- **DATASET CONTENT**

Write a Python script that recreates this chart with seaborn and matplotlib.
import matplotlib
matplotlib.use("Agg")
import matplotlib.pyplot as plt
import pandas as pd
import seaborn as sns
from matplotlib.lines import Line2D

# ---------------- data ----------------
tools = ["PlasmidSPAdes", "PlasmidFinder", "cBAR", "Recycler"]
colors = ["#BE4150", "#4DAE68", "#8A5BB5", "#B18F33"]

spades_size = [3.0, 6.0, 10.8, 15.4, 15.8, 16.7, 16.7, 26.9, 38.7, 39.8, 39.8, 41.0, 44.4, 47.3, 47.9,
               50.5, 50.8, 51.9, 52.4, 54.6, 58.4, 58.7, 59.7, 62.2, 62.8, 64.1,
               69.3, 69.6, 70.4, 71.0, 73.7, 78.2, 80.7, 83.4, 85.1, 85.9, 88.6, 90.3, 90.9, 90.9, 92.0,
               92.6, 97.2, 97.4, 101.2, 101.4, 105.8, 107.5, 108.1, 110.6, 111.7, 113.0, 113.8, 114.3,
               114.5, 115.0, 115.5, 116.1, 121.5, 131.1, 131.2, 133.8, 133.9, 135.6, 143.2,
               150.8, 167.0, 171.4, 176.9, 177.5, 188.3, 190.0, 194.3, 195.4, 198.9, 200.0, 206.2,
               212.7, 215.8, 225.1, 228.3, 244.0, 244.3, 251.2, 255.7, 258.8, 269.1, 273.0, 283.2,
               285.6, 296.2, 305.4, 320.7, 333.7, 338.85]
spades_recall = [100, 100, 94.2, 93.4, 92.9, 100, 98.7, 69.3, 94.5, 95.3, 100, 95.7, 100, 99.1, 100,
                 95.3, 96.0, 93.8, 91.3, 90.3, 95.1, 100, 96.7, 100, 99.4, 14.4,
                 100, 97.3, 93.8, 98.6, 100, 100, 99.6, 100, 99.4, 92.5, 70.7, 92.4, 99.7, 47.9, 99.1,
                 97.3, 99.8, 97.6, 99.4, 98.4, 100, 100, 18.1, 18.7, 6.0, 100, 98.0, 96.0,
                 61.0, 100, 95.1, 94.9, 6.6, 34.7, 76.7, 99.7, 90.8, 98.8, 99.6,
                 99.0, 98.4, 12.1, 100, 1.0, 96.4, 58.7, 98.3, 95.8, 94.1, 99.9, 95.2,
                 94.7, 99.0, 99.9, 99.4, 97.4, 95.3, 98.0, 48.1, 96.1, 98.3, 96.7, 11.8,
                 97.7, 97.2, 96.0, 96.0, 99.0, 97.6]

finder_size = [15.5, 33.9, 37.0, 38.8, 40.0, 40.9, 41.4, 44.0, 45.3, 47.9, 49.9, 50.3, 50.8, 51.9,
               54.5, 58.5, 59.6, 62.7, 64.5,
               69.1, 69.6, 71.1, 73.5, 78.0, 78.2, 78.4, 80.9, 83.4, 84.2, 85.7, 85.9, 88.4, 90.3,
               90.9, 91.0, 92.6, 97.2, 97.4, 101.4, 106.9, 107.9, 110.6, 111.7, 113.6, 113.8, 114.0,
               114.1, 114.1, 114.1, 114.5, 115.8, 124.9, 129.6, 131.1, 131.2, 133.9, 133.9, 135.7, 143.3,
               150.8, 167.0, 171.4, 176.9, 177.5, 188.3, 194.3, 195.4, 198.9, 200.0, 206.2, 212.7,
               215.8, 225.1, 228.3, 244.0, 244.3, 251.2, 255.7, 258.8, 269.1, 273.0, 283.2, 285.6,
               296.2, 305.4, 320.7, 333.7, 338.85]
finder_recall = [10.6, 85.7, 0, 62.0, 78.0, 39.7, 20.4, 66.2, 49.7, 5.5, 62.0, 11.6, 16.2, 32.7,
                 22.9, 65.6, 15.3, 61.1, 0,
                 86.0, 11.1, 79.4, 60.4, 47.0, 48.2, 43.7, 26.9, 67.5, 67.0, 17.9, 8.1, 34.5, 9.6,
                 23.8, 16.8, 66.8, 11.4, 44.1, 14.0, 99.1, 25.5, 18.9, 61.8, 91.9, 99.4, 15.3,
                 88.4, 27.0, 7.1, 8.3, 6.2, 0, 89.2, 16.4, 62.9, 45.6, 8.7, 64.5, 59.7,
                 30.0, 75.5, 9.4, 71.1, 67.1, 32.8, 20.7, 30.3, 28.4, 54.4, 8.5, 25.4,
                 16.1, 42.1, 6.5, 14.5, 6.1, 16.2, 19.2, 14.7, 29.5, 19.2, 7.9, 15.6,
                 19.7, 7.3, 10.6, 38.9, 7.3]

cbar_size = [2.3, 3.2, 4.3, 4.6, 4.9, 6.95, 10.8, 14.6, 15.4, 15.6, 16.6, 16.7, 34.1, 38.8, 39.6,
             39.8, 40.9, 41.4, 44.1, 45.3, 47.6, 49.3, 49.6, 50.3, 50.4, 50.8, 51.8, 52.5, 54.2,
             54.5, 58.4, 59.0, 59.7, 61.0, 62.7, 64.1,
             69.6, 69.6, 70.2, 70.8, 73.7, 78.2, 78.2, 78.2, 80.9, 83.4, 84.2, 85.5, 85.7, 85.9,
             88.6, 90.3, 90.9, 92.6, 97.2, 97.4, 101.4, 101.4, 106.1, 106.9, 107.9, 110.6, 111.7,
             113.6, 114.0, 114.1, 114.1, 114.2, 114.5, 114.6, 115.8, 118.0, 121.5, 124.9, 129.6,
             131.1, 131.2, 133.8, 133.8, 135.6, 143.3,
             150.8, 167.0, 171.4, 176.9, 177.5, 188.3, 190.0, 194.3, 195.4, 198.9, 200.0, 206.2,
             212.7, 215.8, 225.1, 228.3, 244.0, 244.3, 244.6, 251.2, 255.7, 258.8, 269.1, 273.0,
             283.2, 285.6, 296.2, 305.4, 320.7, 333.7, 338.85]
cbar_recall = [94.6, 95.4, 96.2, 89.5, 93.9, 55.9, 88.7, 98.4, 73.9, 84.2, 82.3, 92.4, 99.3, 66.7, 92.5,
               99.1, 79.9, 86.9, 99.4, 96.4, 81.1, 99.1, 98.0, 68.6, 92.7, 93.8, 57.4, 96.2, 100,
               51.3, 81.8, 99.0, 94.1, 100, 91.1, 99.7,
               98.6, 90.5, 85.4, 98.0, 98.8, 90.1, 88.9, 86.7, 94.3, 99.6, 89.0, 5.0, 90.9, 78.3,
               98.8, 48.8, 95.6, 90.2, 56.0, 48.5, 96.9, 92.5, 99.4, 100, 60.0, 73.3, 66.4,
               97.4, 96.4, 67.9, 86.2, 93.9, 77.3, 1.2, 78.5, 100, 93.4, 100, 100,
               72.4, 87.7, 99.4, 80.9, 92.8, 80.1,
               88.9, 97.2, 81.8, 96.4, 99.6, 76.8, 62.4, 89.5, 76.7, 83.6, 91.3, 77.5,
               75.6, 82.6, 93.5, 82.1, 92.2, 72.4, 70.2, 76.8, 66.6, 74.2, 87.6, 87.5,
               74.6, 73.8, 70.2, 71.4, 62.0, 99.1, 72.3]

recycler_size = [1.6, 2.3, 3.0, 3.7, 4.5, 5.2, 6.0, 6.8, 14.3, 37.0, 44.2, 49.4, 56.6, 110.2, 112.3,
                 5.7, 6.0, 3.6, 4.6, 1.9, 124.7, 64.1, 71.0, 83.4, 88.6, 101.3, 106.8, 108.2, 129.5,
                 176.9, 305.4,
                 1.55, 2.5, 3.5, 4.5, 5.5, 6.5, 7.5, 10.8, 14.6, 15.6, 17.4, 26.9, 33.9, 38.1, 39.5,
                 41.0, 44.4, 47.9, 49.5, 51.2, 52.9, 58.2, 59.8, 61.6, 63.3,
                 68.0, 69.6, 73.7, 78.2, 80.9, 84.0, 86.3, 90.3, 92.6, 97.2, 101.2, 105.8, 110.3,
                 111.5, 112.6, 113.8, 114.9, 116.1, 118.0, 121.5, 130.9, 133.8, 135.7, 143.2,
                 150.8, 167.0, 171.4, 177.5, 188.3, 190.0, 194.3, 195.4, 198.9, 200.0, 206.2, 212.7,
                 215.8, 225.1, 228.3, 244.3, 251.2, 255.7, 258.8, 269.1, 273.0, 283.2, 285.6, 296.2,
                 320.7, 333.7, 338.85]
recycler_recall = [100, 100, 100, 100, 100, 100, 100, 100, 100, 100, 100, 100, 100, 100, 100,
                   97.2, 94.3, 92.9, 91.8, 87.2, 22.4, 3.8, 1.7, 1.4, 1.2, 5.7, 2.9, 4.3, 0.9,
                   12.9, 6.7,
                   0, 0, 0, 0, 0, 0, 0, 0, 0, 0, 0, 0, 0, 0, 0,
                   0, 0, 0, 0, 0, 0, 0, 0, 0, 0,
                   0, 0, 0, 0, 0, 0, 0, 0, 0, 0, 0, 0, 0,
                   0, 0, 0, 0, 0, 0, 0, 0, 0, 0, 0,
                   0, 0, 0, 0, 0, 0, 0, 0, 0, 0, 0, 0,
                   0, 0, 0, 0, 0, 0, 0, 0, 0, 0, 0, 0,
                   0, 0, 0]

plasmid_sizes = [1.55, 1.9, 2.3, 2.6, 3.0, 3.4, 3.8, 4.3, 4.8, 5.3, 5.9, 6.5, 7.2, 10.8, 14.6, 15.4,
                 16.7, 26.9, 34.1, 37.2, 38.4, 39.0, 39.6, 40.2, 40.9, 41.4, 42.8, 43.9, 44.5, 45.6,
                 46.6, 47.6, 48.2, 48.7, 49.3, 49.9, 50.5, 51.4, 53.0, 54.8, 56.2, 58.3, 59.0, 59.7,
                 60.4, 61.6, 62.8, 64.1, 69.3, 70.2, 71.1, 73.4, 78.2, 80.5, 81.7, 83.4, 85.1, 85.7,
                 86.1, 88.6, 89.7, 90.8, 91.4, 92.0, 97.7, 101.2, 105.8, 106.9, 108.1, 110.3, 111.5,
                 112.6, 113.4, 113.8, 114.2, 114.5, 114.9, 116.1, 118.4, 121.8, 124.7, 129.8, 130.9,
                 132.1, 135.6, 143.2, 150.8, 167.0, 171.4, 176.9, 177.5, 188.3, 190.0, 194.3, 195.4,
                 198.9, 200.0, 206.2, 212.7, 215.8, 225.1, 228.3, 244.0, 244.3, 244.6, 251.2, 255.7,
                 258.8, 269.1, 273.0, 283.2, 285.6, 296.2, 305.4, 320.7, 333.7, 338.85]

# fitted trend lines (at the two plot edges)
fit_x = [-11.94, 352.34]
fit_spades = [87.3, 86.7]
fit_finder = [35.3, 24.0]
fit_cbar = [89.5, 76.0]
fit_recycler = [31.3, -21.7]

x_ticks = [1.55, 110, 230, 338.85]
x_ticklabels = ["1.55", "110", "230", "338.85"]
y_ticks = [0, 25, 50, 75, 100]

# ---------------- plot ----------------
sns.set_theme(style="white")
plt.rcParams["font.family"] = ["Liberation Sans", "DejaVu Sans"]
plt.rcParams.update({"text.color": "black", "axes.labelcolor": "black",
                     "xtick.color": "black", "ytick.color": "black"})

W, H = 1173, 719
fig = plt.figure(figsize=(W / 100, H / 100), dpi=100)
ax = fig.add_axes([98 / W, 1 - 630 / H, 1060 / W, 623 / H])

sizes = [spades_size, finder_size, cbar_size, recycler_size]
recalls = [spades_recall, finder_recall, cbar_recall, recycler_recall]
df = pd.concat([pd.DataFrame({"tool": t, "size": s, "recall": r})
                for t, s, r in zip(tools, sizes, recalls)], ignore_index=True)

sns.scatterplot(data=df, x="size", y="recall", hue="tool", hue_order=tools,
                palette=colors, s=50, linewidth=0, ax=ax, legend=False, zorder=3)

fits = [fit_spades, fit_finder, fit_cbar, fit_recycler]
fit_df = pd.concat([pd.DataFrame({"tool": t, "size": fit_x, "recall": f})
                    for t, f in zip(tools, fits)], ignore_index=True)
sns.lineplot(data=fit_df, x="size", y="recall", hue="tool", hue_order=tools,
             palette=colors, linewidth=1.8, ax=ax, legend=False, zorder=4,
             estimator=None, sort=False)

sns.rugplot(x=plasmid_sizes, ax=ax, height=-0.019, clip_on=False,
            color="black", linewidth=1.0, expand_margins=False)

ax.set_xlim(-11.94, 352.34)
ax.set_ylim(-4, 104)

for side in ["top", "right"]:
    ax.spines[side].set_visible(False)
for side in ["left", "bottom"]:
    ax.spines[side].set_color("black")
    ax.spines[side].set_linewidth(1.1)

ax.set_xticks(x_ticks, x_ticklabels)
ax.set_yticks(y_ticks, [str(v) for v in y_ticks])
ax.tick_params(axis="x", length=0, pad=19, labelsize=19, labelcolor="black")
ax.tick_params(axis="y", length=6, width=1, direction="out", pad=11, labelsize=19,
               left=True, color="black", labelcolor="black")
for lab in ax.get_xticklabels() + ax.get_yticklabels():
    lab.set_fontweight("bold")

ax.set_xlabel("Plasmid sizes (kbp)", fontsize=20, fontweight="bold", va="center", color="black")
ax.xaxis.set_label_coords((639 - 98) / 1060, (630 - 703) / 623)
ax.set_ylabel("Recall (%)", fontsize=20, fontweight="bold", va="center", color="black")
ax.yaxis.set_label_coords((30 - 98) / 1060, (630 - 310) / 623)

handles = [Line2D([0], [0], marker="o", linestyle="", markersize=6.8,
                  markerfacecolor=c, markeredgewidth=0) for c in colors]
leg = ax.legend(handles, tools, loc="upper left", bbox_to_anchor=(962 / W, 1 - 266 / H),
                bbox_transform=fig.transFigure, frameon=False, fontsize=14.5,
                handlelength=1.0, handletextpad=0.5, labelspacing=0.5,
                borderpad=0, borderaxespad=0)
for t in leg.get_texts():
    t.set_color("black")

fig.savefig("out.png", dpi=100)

- **YOUR INSTRUCTIONS**
All lines from the beginning of the material above through the one with "from matplotlib.lines import Line2D" need to be returned exactly; please return those and only those.

- **THE SOLUTION**
Write a Python script that recreates this chart with seaborn and matplotlib.
import matplotlib
matplotlib.use("Agg")
import matplotlib.pyplot as plt
import pandas as pd
import seaborn as sns
from matplotlib.lines import Line2D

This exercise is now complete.